** start of Data section **

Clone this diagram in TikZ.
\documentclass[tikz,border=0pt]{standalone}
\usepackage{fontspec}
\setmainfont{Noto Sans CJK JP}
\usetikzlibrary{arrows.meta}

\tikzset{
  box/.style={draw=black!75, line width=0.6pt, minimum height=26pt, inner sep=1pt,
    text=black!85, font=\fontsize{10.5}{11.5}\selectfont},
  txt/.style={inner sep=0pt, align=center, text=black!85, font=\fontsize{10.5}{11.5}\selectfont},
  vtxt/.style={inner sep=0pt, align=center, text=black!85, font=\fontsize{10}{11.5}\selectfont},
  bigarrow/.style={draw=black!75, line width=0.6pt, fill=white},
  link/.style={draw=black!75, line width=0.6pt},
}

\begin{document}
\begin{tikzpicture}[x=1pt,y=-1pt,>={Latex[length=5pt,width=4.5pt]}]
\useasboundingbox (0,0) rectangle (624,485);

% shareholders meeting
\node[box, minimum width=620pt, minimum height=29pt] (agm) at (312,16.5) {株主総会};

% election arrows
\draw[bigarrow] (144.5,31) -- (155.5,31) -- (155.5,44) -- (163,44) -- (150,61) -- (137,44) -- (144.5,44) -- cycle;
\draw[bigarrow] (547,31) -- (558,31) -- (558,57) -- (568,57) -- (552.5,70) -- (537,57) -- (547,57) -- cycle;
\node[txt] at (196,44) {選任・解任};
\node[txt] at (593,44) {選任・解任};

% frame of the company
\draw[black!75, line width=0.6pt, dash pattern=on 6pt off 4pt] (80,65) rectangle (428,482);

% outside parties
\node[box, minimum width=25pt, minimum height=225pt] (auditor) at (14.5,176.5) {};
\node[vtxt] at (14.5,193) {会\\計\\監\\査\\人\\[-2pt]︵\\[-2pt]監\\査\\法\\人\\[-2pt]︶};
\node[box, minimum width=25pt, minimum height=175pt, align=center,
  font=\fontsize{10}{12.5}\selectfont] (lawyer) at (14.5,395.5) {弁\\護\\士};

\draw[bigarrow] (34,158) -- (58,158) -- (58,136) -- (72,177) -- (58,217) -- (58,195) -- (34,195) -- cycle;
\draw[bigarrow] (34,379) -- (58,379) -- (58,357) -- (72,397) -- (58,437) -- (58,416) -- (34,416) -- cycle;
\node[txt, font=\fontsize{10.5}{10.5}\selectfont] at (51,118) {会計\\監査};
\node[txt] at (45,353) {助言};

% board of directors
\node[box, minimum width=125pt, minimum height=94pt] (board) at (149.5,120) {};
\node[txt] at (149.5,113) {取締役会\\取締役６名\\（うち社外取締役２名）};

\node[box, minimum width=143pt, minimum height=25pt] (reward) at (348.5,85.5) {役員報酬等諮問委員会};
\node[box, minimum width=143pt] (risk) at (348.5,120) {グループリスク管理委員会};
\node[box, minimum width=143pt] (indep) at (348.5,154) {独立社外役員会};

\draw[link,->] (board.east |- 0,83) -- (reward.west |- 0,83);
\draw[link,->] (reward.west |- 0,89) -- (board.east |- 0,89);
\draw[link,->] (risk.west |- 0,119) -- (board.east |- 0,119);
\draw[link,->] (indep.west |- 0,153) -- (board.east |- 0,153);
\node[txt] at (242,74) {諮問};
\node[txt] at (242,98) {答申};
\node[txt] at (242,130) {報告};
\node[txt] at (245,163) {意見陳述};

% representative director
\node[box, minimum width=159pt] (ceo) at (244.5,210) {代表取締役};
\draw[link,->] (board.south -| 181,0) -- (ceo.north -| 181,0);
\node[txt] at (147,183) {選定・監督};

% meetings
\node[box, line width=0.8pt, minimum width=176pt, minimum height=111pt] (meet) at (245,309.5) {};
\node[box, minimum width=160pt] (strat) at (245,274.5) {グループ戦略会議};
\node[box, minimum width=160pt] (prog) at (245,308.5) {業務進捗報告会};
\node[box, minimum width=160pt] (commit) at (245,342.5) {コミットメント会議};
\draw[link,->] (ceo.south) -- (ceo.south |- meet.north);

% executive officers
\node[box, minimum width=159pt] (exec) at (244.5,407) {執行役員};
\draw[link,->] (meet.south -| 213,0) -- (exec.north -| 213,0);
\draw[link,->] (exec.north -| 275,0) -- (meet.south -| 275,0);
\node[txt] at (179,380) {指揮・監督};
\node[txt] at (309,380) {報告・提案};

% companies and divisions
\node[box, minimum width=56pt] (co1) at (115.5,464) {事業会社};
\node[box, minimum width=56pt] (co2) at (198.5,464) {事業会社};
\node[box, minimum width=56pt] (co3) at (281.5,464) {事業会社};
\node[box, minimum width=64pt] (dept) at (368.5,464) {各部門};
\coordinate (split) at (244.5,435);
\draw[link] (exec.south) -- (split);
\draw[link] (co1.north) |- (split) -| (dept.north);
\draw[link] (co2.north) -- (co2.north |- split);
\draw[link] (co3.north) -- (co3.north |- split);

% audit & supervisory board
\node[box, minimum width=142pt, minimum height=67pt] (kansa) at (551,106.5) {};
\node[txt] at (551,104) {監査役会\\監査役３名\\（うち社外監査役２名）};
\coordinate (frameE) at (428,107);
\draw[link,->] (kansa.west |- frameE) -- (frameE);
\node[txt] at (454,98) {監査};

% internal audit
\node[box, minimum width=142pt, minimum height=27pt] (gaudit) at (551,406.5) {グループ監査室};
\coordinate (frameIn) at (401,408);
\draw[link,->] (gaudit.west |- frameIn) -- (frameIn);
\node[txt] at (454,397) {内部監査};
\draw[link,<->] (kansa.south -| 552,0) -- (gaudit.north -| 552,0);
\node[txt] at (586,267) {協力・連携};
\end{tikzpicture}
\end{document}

** end of Data section **
** start of Data section **

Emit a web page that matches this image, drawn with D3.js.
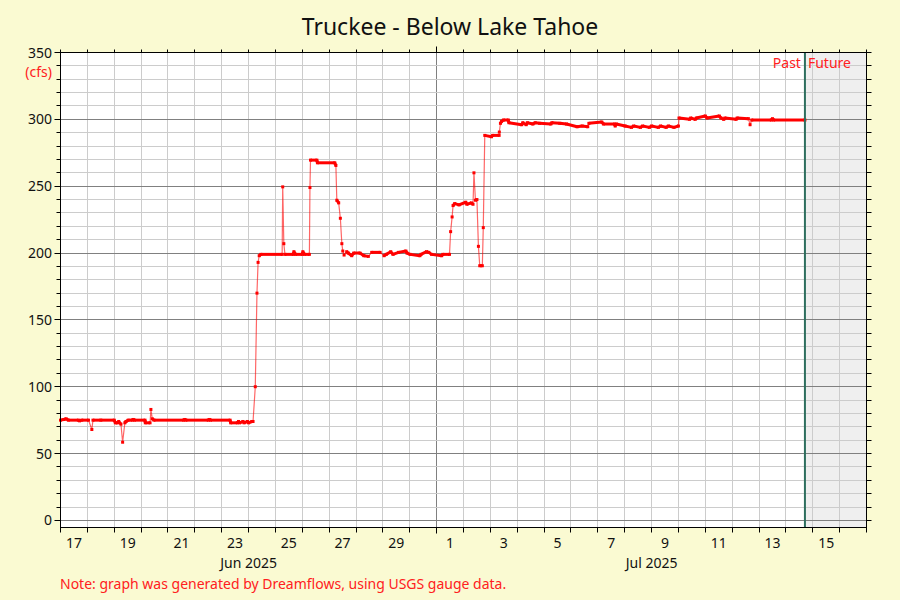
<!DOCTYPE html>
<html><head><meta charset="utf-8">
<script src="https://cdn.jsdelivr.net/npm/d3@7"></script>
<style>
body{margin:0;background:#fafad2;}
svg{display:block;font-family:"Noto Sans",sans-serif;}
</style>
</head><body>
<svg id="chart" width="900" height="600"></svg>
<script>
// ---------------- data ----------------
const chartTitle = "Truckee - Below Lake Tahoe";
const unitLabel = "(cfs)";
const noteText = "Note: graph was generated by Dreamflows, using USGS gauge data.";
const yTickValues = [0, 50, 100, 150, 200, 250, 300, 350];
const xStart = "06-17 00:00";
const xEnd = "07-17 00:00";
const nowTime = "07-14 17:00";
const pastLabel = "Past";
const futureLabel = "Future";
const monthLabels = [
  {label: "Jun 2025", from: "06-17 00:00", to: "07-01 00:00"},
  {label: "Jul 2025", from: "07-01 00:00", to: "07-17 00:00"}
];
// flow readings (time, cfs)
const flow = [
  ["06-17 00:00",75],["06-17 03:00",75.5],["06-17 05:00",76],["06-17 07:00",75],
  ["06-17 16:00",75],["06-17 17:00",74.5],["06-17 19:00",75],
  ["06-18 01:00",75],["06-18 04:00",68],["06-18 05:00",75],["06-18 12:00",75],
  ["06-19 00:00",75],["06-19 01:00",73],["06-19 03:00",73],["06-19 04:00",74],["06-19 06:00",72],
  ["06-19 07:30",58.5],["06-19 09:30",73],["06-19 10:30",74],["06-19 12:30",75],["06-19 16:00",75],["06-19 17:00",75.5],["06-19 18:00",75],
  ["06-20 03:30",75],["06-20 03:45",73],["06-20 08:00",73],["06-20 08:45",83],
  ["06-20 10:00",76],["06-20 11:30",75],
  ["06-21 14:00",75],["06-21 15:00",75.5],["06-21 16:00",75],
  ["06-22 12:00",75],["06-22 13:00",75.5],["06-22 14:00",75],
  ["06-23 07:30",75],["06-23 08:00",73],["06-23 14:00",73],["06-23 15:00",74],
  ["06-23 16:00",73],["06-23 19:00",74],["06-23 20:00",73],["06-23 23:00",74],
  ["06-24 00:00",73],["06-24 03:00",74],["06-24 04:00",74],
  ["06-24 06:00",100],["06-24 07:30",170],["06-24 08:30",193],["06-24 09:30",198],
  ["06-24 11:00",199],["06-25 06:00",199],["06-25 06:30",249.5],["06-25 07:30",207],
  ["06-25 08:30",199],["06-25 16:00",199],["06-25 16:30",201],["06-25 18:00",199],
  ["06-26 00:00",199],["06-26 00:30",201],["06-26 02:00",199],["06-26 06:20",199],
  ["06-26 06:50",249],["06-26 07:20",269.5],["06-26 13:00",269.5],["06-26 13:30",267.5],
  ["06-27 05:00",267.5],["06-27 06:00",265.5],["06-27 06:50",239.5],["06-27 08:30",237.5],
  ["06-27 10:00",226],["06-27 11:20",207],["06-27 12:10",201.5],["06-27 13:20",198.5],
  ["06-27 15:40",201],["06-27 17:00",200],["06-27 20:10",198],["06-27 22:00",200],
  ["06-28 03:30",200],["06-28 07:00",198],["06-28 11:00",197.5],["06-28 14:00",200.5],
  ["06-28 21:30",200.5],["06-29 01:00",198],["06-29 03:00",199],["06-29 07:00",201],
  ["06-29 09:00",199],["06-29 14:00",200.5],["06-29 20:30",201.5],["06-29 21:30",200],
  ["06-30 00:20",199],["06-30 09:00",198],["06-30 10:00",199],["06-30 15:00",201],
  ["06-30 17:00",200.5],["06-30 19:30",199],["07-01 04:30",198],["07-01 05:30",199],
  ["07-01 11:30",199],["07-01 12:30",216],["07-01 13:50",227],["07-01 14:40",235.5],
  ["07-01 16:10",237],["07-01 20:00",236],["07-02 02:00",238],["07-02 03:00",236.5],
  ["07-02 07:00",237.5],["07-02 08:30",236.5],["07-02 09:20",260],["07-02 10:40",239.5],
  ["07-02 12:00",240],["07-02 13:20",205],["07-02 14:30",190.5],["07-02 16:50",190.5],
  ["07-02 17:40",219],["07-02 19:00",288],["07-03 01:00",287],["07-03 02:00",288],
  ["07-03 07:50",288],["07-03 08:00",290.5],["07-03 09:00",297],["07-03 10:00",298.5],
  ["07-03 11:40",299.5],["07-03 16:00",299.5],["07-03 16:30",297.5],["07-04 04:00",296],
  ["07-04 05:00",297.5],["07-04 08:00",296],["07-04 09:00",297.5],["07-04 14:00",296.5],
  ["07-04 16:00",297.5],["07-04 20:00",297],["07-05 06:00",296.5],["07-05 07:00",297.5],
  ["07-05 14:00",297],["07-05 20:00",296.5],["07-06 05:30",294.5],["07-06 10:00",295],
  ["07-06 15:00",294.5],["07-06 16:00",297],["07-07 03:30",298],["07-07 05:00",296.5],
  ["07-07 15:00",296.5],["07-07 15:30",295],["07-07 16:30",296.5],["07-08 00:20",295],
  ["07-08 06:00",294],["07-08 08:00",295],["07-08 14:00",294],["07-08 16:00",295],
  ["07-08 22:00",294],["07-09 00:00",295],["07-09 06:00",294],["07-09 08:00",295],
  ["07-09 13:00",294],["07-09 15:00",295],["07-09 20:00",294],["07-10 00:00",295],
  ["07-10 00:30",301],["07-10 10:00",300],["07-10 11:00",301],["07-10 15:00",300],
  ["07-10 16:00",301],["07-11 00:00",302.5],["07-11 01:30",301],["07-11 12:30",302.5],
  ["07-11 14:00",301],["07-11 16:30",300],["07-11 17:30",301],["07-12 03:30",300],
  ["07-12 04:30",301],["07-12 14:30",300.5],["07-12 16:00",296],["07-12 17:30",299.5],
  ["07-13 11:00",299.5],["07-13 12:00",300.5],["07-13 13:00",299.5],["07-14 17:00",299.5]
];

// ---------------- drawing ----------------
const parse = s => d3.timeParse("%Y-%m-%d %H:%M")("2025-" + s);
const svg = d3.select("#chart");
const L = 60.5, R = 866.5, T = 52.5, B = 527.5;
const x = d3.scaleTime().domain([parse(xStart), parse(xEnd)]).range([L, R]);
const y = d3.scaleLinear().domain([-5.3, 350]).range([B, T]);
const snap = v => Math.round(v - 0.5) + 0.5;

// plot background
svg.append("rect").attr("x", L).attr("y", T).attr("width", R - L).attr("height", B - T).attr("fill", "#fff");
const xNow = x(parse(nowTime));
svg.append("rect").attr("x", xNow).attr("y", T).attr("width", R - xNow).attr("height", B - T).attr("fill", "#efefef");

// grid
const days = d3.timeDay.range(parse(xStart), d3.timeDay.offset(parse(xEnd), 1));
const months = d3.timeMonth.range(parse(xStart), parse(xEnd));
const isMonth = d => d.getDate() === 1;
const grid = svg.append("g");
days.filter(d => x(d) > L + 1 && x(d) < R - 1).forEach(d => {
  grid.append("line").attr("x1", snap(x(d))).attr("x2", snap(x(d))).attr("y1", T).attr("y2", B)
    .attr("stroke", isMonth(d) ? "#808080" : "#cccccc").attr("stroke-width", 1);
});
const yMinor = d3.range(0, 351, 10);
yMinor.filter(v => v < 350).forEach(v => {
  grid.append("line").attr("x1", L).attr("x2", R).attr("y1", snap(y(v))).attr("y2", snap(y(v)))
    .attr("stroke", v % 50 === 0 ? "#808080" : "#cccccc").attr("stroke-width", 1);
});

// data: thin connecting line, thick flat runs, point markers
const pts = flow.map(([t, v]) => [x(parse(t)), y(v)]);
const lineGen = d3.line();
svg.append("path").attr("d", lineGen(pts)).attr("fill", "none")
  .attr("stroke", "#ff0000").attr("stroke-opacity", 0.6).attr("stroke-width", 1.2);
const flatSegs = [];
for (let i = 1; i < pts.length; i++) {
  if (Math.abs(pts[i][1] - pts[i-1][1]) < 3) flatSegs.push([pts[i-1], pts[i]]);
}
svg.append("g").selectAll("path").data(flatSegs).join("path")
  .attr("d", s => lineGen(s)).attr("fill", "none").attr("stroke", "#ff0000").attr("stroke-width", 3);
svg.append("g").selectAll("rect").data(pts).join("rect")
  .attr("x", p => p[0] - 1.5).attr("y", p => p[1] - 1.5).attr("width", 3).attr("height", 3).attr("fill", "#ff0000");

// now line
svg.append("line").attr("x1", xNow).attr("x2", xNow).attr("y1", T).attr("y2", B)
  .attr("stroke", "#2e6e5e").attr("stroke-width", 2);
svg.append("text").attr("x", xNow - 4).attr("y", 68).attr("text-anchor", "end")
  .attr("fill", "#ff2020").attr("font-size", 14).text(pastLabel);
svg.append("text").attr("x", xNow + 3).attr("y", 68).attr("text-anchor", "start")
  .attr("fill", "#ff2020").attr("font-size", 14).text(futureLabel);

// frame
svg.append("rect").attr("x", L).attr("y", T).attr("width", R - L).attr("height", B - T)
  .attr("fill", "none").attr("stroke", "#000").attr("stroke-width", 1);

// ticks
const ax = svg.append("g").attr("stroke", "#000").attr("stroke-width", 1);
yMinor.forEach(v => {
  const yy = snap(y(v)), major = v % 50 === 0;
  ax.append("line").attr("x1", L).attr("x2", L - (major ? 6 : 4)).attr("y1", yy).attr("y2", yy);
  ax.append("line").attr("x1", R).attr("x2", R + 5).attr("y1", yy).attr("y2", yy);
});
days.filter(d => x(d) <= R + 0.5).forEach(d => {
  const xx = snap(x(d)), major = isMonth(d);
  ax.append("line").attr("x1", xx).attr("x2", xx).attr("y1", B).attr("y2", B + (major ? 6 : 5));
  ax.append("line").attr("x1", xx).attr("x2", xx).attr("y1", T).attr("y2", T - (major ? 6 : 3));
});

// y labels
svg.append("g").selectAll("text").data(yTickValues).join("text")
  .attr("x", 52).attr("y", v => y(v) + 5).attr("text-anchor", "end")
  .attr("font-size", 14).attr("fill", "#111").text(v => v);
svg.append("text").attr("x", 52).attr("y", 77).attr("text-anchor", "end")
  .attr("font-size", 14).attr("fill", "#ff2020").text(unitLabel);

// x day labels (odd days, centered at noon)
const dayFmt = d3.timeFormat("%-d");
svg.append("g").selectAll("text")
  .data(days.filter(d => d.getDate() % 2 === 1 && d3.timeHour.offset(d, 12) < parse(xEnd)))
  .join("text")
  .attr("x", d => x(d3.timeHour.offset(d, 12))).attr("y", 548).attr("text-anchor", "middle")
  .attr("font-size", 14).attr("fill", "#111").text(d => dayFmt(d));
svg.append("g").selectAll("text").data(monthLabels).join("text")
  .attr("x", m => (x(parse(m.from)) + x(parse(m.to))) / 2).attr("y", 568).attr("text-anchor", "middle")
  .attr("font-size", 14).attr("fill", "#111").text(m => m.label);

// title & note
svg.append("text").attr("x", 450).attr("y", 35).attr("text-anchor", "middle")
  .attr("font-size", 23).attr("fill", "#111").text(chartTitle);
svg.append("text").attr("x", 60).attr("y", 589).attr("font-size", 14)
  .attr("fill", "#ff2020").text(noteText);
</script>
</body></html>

** end of Data section **

● **What you need to do**
Select and copy each line from the data that includes the word "this".

● **Task answer**
Clone this diagram in TikZ.
Emit a web page that matches this image, drawn with D3.js.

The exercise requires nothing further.